▶ [THE TASK]: Quote from the first line below through the line that contains "Line, XAxis, YAxis", both included, and leave the pictures out.

▶ [DATA BLOCK]:
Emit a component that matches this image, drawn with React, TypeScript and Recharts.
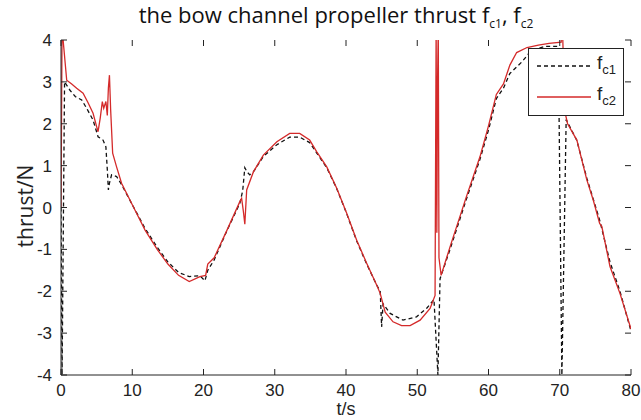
import { LineChart, Line, XAxis, YAxis } from "recharts";

// f_c1 (dashed black)
const t1 = [0, 0.15, 0.5, 1.26, 2.0, 2.9, 3.6, 4.5, 5.2, 5.9, 6.3, 6.5, 6.65, 6.8, 7.1, 7.8, 8.5, 9.9, 11.8, 13.5, 15, 16.5, 18, 19.5, 20.2, 20.6, 21.5, 23.3, 25.1, 25.5, 25.8, 26.1, 26.5, 27, 28.4, 30.3, 32.1, 33.5, 34.9, 35.9, 37.3, 38.7, 40.1, 41.5, 42.9, 44.3, 44.8, 45.0, 45.2, 46.2, 48.0, 49.9, 51.3, 52.35, 52.9, 53.2, 54.6, 56.9, 58.8, 60.0, 61.1, 62.1, 63.0, 64.7, 66, 68, 69.8, 70.3, 70.9, 72.4, 73.8, 74.7, 75.6, 77.05, 78.45, 80];
const v1 = [0, -4, 3.0, 2.8, 2.65, 2.57, 2.37, 2.09, 1.69, 1.61, 1.45, 0.9, 0.42, 0.58, 0.78, 0.74, 0.55, 0.1, -0.5, -0.95, -1.3, -1.55, -1.65, -1.63, -1.75, -1.5, -1.25, -0.55, 0.1, 0.4, 0.95, 0.85, 0.78, 0.85, 1.22, 1.5, 1.68, 1.68, 1.55, 1.3, 0.95, 0.45, -0.15, -0.8, -1.35, -1.85, -2.0, -2.85, -2.3, -2.53, -2.69, -2.61, -2.41, -2.2, -4, -1.7, -1.0, 0.2, 1.15, 1.85, 2.6, 2.85, 3.2, 3.48, 3.75, 3.85, 3.85, -4, 2.1, 1.6, 0.7, 0.2, -0.3, -1.3, -2.0, -2.95];

// f_c2 (red)
const t2 = [0, 0.15, 0.35, 0.8, 1.5, 2.2, 3.1, 3.8, 4.5, 5.0, 5.2, 5.5, 5.8, 6.0, 6.3, 6.5, 6.65, 6.8, 6.97, 7.25, 7.8, 8.5, 9.9, 11.8, 13.5, 15, 16.5, 18, 19.5, 20.3, 20.6, 21.5, 23.3, 25.1, 25.35, 25.6, 25.8, 26.06, 27, 28.4, 30.3, 32.1, 33.5, 34.9, 35.9, 37.3, 38.7, 40.1, 41.5, 42.9, 44.3, 44.8, 45.5, 46.6, 47.8, 49.0, 50.4, 51.8, 52.5, 52.65, 52.75, 52.85, 52.95, 53.05, 53.35, 54.6, 56.9, 58.8, 60.0, 61.1, 62.1, 63.0, 63.95, 65.4, 67, 68.5, 70.2, 70.35, 70.7, 71.1, 72.4, 73.8, 74.7, 75.6, 75.9, 77.05, 78.45, 80];
const v2 = [0, 4.3, 3.9, 3.04, 2.95, 2.85, 2.73, 2.5, 2.25, 1.93, 1.81, 2.13, 2.53, 2.37, 2.53, 2.2, 2.85, 3.16, 2.33, 1.3, 0.97, 0.58, 0.1, -0.54, -1.0, -1.35, -1.62, -1.77, -1.65, -1.62, -1.35, -1.2, -0.54, 0.14, 0.22, -0.1, -0.4, 0.42, 0.85, 1.25, 1.57, 1.77, 1.77, 1.61, 1.33, 0.97, 0.46, -0.14, -0.78, -1.33, -1.85, -2.05, -2.5, -2.73, -2.82, -2.82, -2.69, -2.41, -2.1, 4.3, -0.6, 3.0, 4.3, -1.2, -1.62, -0.94, 0.26, 1.21, 1.95, 2.7, 2.95, 3.4, 3.7, 3.82, 3.88, 3.92, 3.95, 4.5, 2.3, 2.0, 1.61, 0.66, 0.18, -0.38, -0.45, -1.41, -2.05, -2.9];

const xTicks = [0, 10, 20, 30, 40, 50, 60, 70, 80];
const yTicks = [-4, -3, -2, -1, 0, 1, 2, 3, 4];

const fc1 = t1.map((t, i) => ({ t, v: v1[i] }));
const fc2 = t2.map((t, i) => ({ t, v: v2[i] }));

const W = 641;
const H = 420;
const margin = { top: 40, right: 10, bottom: 0, left: 0 };
const yAxisW = 61;
const xAxisH = 45;
const plot = {
  left: margin.left + yAxisW,
  right: W - margin.right,
  top: margin.top,
  bottom: H - margin.bottom - xAxisH,
};

const axisStroke = "#222";
const labelFont = "Liberation Sans, Arial, sans-serif";
const TICK = 6;

const BottomLabel = (p: any) => (
  <text x={p.x} y={p.y + 21} textAnchor="middle" fontSize={17} fill="#222" fontFamily={labelFont}>
    {p.payload.value}
  </text>
);
const LeftLabel = (p: any) => (
  <text x={p.x - 9} y={p.y} dy="0.36em" textAnchor="end" fontSize={17} fill="#222" fontFamily={labelFont}>
    {p.payload.value}
  </text>
);

// inward MATLAB-style tick marks on all four sides of the box
function TickMarks() {
  const sx = (t: number) => plot.left + ((t - 0) / 80) * (plot.right - plot.left);
  const sy = (v: number) => plot.bottom - ((v + 4) / 8) * (plot.bottom - plot.top);
  return (
    <svg width={W} height={H} style={{ position: "absolute", left: 0, top: 0, pointerEvents: "none" }}>
      {xTicks.map((t) => (
        <g key={"x" + t}>
          <line x1={sx(t)} x2={sx(t)} y1={plot.bottom} y2={plot.bottom - TICK} stroke={axisStroke} />
          <line x1={sx(t)} x2={sx(t)} y1={plot.top} y2={plot.top + TICK} stroke={axisStroke} />
        </g>
      ))}
      {yTicks.map((v) => (
        <g key={"y" + v}>
          <line x1={plot.left} x2={plot.left + TICK} y1={sy(v)} y2={sy(v)} stroke={axisStroke} />
          <line x1={plot.right} x2={plot.right - TICK} y1={sy(v)} y2={sy(v)} stroke={axisStroke} />
        </g>
      ))}
    </svg>
  );
}

export default function App() {
  return (
    <div style={{ position: "absolute", left: 0, top: 0, width: W, height: H, background: "#fff" }}>
      <div
        style={{
          position: "absolute",
          left: 0,
          width: W,
          top: 3,
          lineHeight: "22px",
          textAlign: "center",
          fontFamily: "Open Sans, sans-serif",
          fontSize: 22,
          color: "#111",
          paddingLeft: 31,
          boxSizing: "border-box",
          whiteSpace: "nowrap",
        }}
      >
        the bow channel propeller thrust f<sub style={{ fontSize: 12, lineHeight: 0 }}>c1</sub>, f
        <sub style={{ fontSize: 12, lineHeight: 0 }}>c2</sub>
      </div>
      <LineChart width={W} height={H} margin={margin}>
        <XAxis
          dataKey="t"
          type="number"
          domain={[0, 80]}
          ticks={xTicks}
          height={xAxisH}
          tickSize={0}
          tickMargin={0}
          tickLine={false}
          tick={BottomLabel}
          stroke={axisStroke}
          allowDataOverflow
        />
        <XAxis
          xAxisId="top"
          orientation="top"
          dataKey="t"
          type="number"
          domain={[0, 80]}
          ticks={xTicks}
          height={0}
          tickLine={false}
          tick={false}
          stroke={axisStroke}
        />
        <YAxis
          type="number"
          domain={[-4, 4]}
          ticks={yTicks}
          width={yAxisW}
          tickSize={0}
          tickMargin={0}
          tickLine={false}
          tick={LeftLabel}
          stroke={axisStroke}
          allowDataOverflow
        />
        <YAxis
          yAxisId="right"
          orientation="right"
          type="number"
          domain={[-4, 4]}
          ticks={yTicks}
          width={0}
          tickLine={false}
          tick={false}
          stroke={axisStroke}
        />
        <Line
          data={fc1}
          dataKey="v"
          type="linear"
          stroke="#111"
          strokeWidth={1.3}
          strokeDasharray="4 3"
          dot={false}
          isAnimationActive={false}
        />
        <Line
          data={fc2}
          dataKey="v"
          type="linear"
          stroke="#d42a2a"
          strokeWidth={1.3}
          dot={false}
          isAnimationActive={false}
        />
      </LineChart>
      <TickMarks />
      <div
        style={{
          position: "absolute",
          left: 0,
          top: 160,
          width: 50,
          height: 92,
          display: "flex",
          alignItems: "center",
          justifyContent: "center",
        }}
      >
        <div
          style={{
            transform: "rotate(-90deg)",
            whiteSpace: "nowrap",
            fontFamily: "Open Sans, sans-serif",
            fontSize: 21,
            color: "#222",
          }}
        >
          thrust/N
        </div>
      </div>
      <div
        style={{
          position: "absolute",
          left: 296,
          width: 100,
          top: 401,
          lineHeight: "17px",
          textAlign: "center",
          fontFamily: labelFont,
          fontSize: 18,
          color: "#222",
        }}
      >
        t/s
      </div>
      <div
        style={{
          position: "absolute",
          left: 528,
          top: 48,
          width: 96,
          height: 68,
          boxSizing: "border-box",
          border: "1px solid #222",
          background: "#fff",
          fontFamily: labelFont,
          color: "#222",
        }}
      >
        <svg width={94} height={66} style={{ position: "absolute", left: 0, top: 0 }}>
          <line x1={8} x2={62} y1={17} y2={17} stroke="#111" strokeWidth={1.3} strokeDasharray="4 3" />
          <line x1={8} x2={62} y1={48} y2={48} stroke="#d42a2a" strokeWidth={1.3} />
        </svg>
        <div style={{ position: "absolute", left: 68, top: 3, fontSize: 19 }}>
          f<sub style={{ fontSize: 13 }}>c1</sub>
        </div>
        <div style={{ position: "absolute", left: 68, top: 34, fontSize: 19 }}>
          f<sub style={{ fontSize: 13 }}>c2</sub>
        </div>
      </div>
    </div>
  );
}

▶ [SOLUTION TO THIS TASK]:
Emit a component that matches this image, drawn with React, TypeScript and Recharts.
import { LineChart, Line, XAxis, YAxis } from "recharts";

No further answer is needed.